BEGIN RAW DATA

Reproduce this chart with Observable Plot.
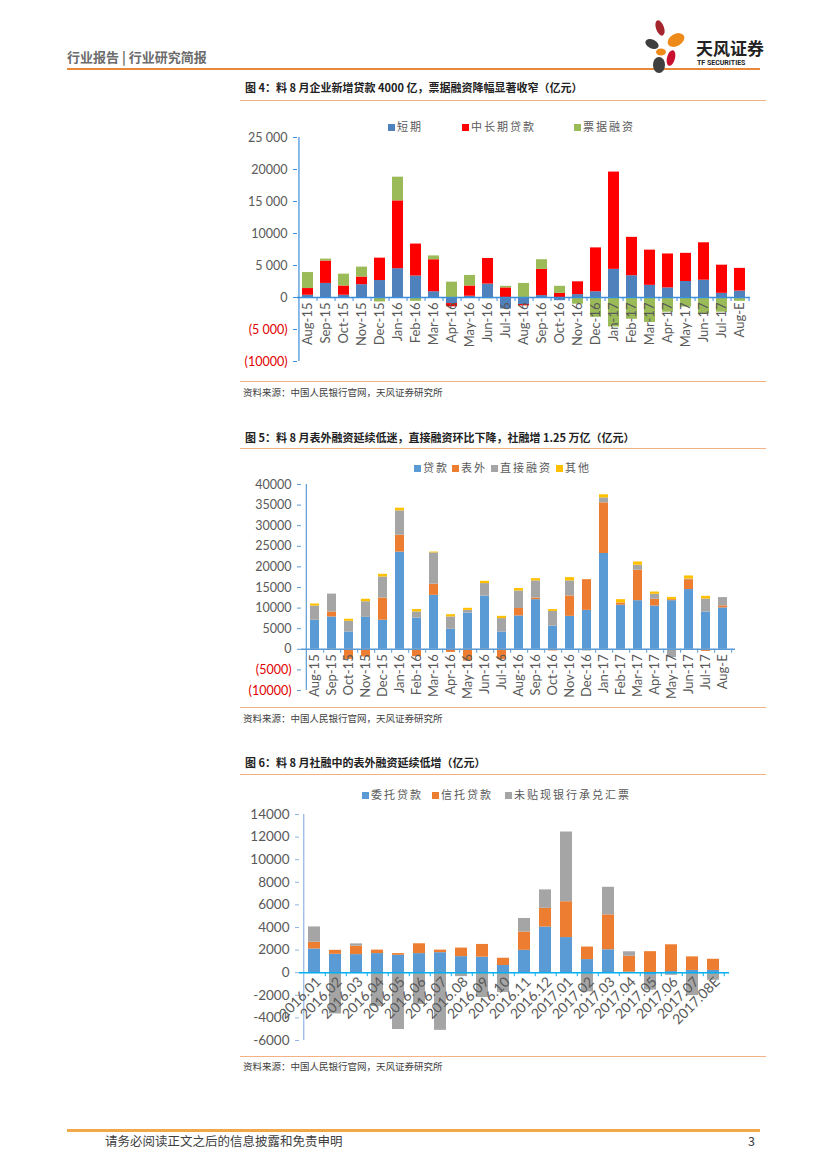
<!DOCTYPE html>
<html><head><meta charset="utf-8">
<script src="https://cdn.jsdelivr.net/npm/d3@7"></script>
<script src="https://cdn.jsdelivr.net/npm/@observablehq/plot@0.6"></script>
<style>
body{margin:0;background:#fff;}
#page{position:relative;width:827px;height:1169px;overflow:hidden;background:#fff;font-family:"Noto Sans CJK SC","Noto Sans",sans-serif;}
.abs{position:absolute;white-space:nowrap;line-height:1;}
.svgwrap{position:absolute;left:230px;}
</style></head><body><div id="page"></div>
<script>
// ---------- data: chart 1 (图4) ----------
const cats1 = ["Aug-15","Sep-15","Oct-15","Nov-15","Dec-15","Jan-16","Feb-16","Mar-16","Apr-16","May-16","Jun-16","Jul-16","Aug-16","Sep-16","Oct-16","Nov-16","Dec-16","Jan-17","Feb-17","Mar-17","Apr-17","May-17","Jun-17","Jul-17","Aug-E"];
const names1 = ["短期","中长期贷款","票据融资"];
const short1 = [350,2200,350,2000,2650,4500,3350,900,-950,200,2100,-1800,-1100,300,-500,450,900,4400,3400,1900,1500,2500,2700,650,1000];
const mid1   = [1050,3500,1450,1200,3500,10600,5000,5000,-500,1600,4000,1500,-200,4100,650,2000,6850,15200,6000,5500,5300,4400,5850,4400,3550];
const bill1  = [2500,300,1850,1550,-700,3700,-600,600,2400,1650,-200,250,2200,1500,1100,-1050,-3100,-4600,-3400,-3900,-2300,-1500,-2600,-2300,-600];
const ticks1 = [25000,20000,15000,10000,5000,0,-5000,-10000];
const tickLabels1 = ["25 000","20000","15 000","10000","5 000","0","(5 000)","(10000)"];

// ---------- data: chart 2 (图5) ----------
const cats2 = cats1;
const names2 = ["贷款","表外","直接融资","其他"];
const loan2   = [7050,7850,4200,7750,7050,23600,7550,13100,4850,8800,12900,4200,8100,12050,5600,8000,9450,23250,10700,11800,10500,11800,14500,9050,10050];
const off2    = [0,1200,-2450,-1850,5400,4100,-1800,2700,-750,-2850,-100,-2500,1800,400,-400,4950,7450,12300,550,7400,1650,250,2400,-500,500];
const direct2 = [3450,4350,2600,3800,5100,5900,1500,7600,3000,650,3050,3250,4250,4150,3600,3650,-400,1200,-300,1200,1200,-2000,150,3150,2000];
const other2  = [500,-200,500,600,650,650,600,200,550,500,550,550,600,550,450,800,0,750,800,800,550,550,750,650,0];
const ticks2 = [40000,35000,30000,25000,20000,15000,10000,5000,0,-5000,-10000];
const tickLabels2 = ["40000","35000","30000","25000","20000","15000","10000","5000","0","(5000)","(10000)"];

// ---------- data: chart 3 (图6) ----------
const cats3 = ["2016.01","2016.02","2016.03","2016.04","2016.05","2016.06","2016.07","2016.08","2016.09","2016.10","2016.11","2016.12","2017.01","2017.02","2017.03","2017.04","2017.05","2017.06","2017.07","2017.08E"];
const names3 = ["委托贷款","信托贷款","未贴现银行承兑汇票"];
const entrust3 = [2100,1630,1600,1690,1540,1690,1770,1420,1370,640,1980,4040,3110,1160,2030,50,-230,100,200,200];
const trust3   = [600,350,750,310,150,870,230,760,1130,640,1620,1660,3170,1110,3090,1400,1860,2370,1200,990];
const bills3   = [1350,-3650,200,-3000,-5030,-2800,-5100,-350,-2200,-1750,1200,1630,6170,-1700,2440,400,-1310,-230,-2030,-670];
const ticks3 = [14000,12000,10000,8000,6000,4000,2000,0,-2000,-4000,-6000];
const tickLabels3 = ["14000","12000","10000","8000","6000","4000","2000","0","-2000","-4000","-6000"];

// ---------- page helpers ----------
const page = document.getElementById("page");
function txt(t, x, y, css){const d=document.createElement("div");d.className="abs";d.textContent=t;d.style.left=x+"px";d.style.top=y+"px";Object.assign(d.style,css||{});page.appendChild(d);return d;}
function hline(x1,x2,y,h,color){const d=document.createElement("div");d.className="abs";Object.assign(d.style,{left:x1+"px",top:y+"px",width:(x2-x1)+"px",height:h+"px",background:color});page.appendChild(d);}
function legend(items, y){
  items.forEach(it=>{
    const sq=document.createElement("div");sq.className="abs";
    Object.assign(sq.style,{left:it.x+"px",top:(y-3.5)+"px",width:"7px",height:"7px",background:it.color});page.appendChild(sq);
    txt(it.name,it.x+9,y-6.5,{fontSize:"11px",letterSpacing:"2px",color:"#595959"});
  });
}

// header
txt("行业报告 | 行业研究简报",67,50,{fontSize:"13px",fontWeight:"bold",color:"#6b6b6b"});
hline(67,760,68,2,"#e8883a");
const logo=document.createElementNS("http://www.w3.org/2000/svg","svg");
logo.setAttribute("width","60");logo.setAttribute("height","60");
logo.style.cssText="position:absolute;left:640px;top:18px;";
logo.innerHTML=`
<ellipse cx="20" cy="10" rx="4" ry="8" fill="#a4262c" transform="rotate(-20 20 10)"/>
<ellipse cx="36" cy="22" rx="9" ry="6" fill="#ed8a1a" transform="rotate(-30 36 22)"/>
<ellipse cx="12" cy="26" rx="7" ry="4.5" fill="#3f3f3f" transform="rotate(25 12 26)"/>
<ellipse cx="21" cy="34" rx="5" ry="3.5" fill="#ed8a1a"/>
<ellipse cx="31" cy="40" rx="4" ry="8" fill="#c8102e" transform="rotate(15 31 40)"/>
<ellipse cx="19" cy="47" rx="6" ry="8" fill="#3f3f3f"/>`;
page.appendChild(logo);
txt("天风证券",696,39,{fontSize:"17px",fontWeight:"bold",color:"#222"});
txt("TF SECURITIES",697,60,{fontSize:"7px",fontWeight:"bold",color:"#222",fontFamily:"Roboto, sans-serif"});

// titles, rules, sources
const titleCss={fontSize:"11px",fontWeight:"bold",color:"#222"};
const srcCss={fontSize:"9.5px",color:"#404040"};
txt("图 4：料 8 月企业新增贷款 4000 亿，票据融资降幅显著收窄（亿元）",245,82,titleCss);
hline(240,766,100,1,"#f4b183");
hline(240,766,381,1,"#f4b183");
txt("资料来源：中国人民银行官网，天风证券研究所",243,388,srcCss);

txt("图 5：料 8 月表外融资延续低迷，直接融资环比下降，社融增 1.25 万亿（亿元）",245,432,titleCss);
hline(240,766,448,1,"#f4b183");
hline(240,766,707,1,"#f4b183");
txt("资料来源：中国人民银行官网，天风证券研究所",243,714,srcCss);

txt("图 6：料 8 月社融中的表外融资延续低增（亿元）",245,757,titleCss);
hline(240,766,774,1,"#f4b183");
hline(240,766,1056,1,"#f4b183");
txt("资料来源：中国人民银行官网，天风证券研究所",243,1062,srcCss);

// footer
hline(67,760,1129,3,"#f0a848");
txt("请务必阅读正文之后的信息披露和免责申明",105,1135,{fontSize:"12.5px",color:"#404040"});
txt("3",748,1135,{fontSize:"12.5px",color:"#404040"});

// ---------- chart builder ----------
function chart(o){
  const width=540;
  const rows=[];
  o.names.forEach((n,si)=>o.series[si].forEach((v,i)=>rows.push({cat:o.cats[i],series:n,value:v})));
  const step=(width-o.ml-o.mr)/o.cats.length;
  const fmt=new Map(o.ticks.map((t,i)=>[t,o.labels[i]]));
  const pos=o.ticks.filter(t=>t>=0), neg=o.ticks.filter(t=>t<0);
  const svg=Plot.plot({
    width, height:o.height, marginLeft:o.ml, marginRight:o.mr, marginTop:o.mt, marginBottom:o.mb,
    style:{background:"transparent",fontFamily:"Lato, 'Noto Sans', sans-serif",fontSize:o.tickFont+"px",overflow:"visible",color:"#595959"},
    x:{type:"band",domain:o.cats,paddingInner:o.pad,paddingOuter:o.pad/2,axis:null},
    y:{domain:o.domain},
    color:{domain:o.names,range:o.colors},
    marks:[
      Plot.barY(rows,{x:"cat",y:"value",fill:"series"}),
      Plot.ruleX([o.cats[0]],{dx:-step/2,stroke:o.axisColor,strokeWidth:1.2}),
      Plot.axisY({ticks:pos,tickFormat:d=>fmt.get(d),tickSize:4,stroke:o.axisColor,fill:"#595959",label:null,tickPadding:6,fontSize:o.tickFont}),
      ...(neg.length?[Plot.axisY({ticks:neg,tickFormat:d=>fmt.get(d),tickSize:4,stroke:o.axisColor,fill:o.negColor,label:null,tickPadding:6,fontSize:o.tickFont})]:[]),
      Plot.ruleY([0],{stroke:o.zeroColor,strokeWidth:1.5}),
      Plot.ruleX(o.cats,{x:d=>d,y1:d=>0,y2:d=>0,dx:step/2,insetBottom:-4,stroke:o.zeroColor}),
      Plot.text(o.cats,{x:d=>d,y:d=>0,text:d=>d,rotate:o.rotate,textAnchor:"end",lineAnchor:"middle",dx:o.dx,dy:o.dy,fill:"#595959",fontSize:o.labelFont})
    ]
  });
  const wrap=document.createElement("div");wrap.className="svgwrap";wrap.style.top=o.top+"px";
  wrap.appendChild(svg);page.appendChild(wrap);
}

chart({cats:cats1,names:names1,series:[short1,mid1,bill1],colors:["#4f81bd","#ff0000","#9bbb59"],
  domain:[-10000,25000],ticks:ticks1,labels:tickLabels1,top:128,height:245,ml:67,mr:20,mt:9,mb:12,pad:0.4,
  axisColor:"#3c8ddc",zeroColor:"#3c8ddc",negColor:"#e00000",rotate:-90,labelFont:13,tickFont:12.5,dx:0,dy:5});
legend([{name:names1[0],color:"#4f81bd",x:388},{name:names1[1],color:"#ff0000",x:462},{name:names1[2],color:"#9bbb59",x:574}],127);

chart({cats:cats2,names:names2,series:[loan2,off2,direct2,other2],colors:["#5b9bd5","#ed7d31","#a5a5a5","#ffc000"],
  domain:[-10000,40000],ticks:ticks2,labels:tickLabels2,top:476,height:226,ml:71,mr:35,mt:8,mb:12,pad:0.48,
  axisColor:"#5b9bd5",zeroColor:"#5b9bd5",negColor:"#e00000",rotate:-90,labelFont:13,tickFont:12.5,dx:0,dy:5});
legend([{name:names2[0],color:"#5b9bd5",x:414},{name:names2[1],color:"#ed7d31",x:452},{name:names2[2],color:"#a5a5a5",x:491},{name:names2[3],color:"#ffc000",x:556}],468);

chart({cats:cats3,names:names3,series:[entrust3,trust3,bills3],colors:["#5b9bd5","#ed7d31","#a5a5a5"],
  domain:[-6000,14000],ticks:ticks3,labels:tickLabels3,top:805,height:246,ml:69,mr:41,mt:9,mb:11,pad:0.42,
  axisColor:"#8eb4e3",zeroColor:"#00b0f0",negColor:"#595959",rotate:-45,labelFont:14,tickFont:13.5,dx:4,dy:7});
legend([{name:names3[0],color:"#5b9bd5",x:362},{name:names3[1],color:"#ed7d31",x:432},{name:names3[2],color:"#a5a5a5",x:505}],795);
</script></body></html>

END RAW DATA

**SET PROBLEM:** Read the data above. Pull out each line in which the string "chart" appears.

**FINAL ANSWER:**
Reproduce this chart with Observable Plot.
// ---------- data: chart 1 (图4) ----------
// ---------- data: chart 2 (图5) ----------
// ---------- data: chart 3 (图6) ----------
// ---------- chart builder ----------
function chart(o){
chart({cats:cats1,names:names1,series:[short1,mid1,bill1],colors:["#4f81bd","#ff0000","#9bbb59"],
chart({cats:cats2,names:names2,series:[loan2,off2,direct2,other2],colors:["#5b9bd5","#ed7d31","#a5a5a5","#ffc000"],
chart({cats:cats3,names:names3,series:[entrust3,trust3,bills3],colors:["#5b9bd5","#ed7d31","#a5a5a5"],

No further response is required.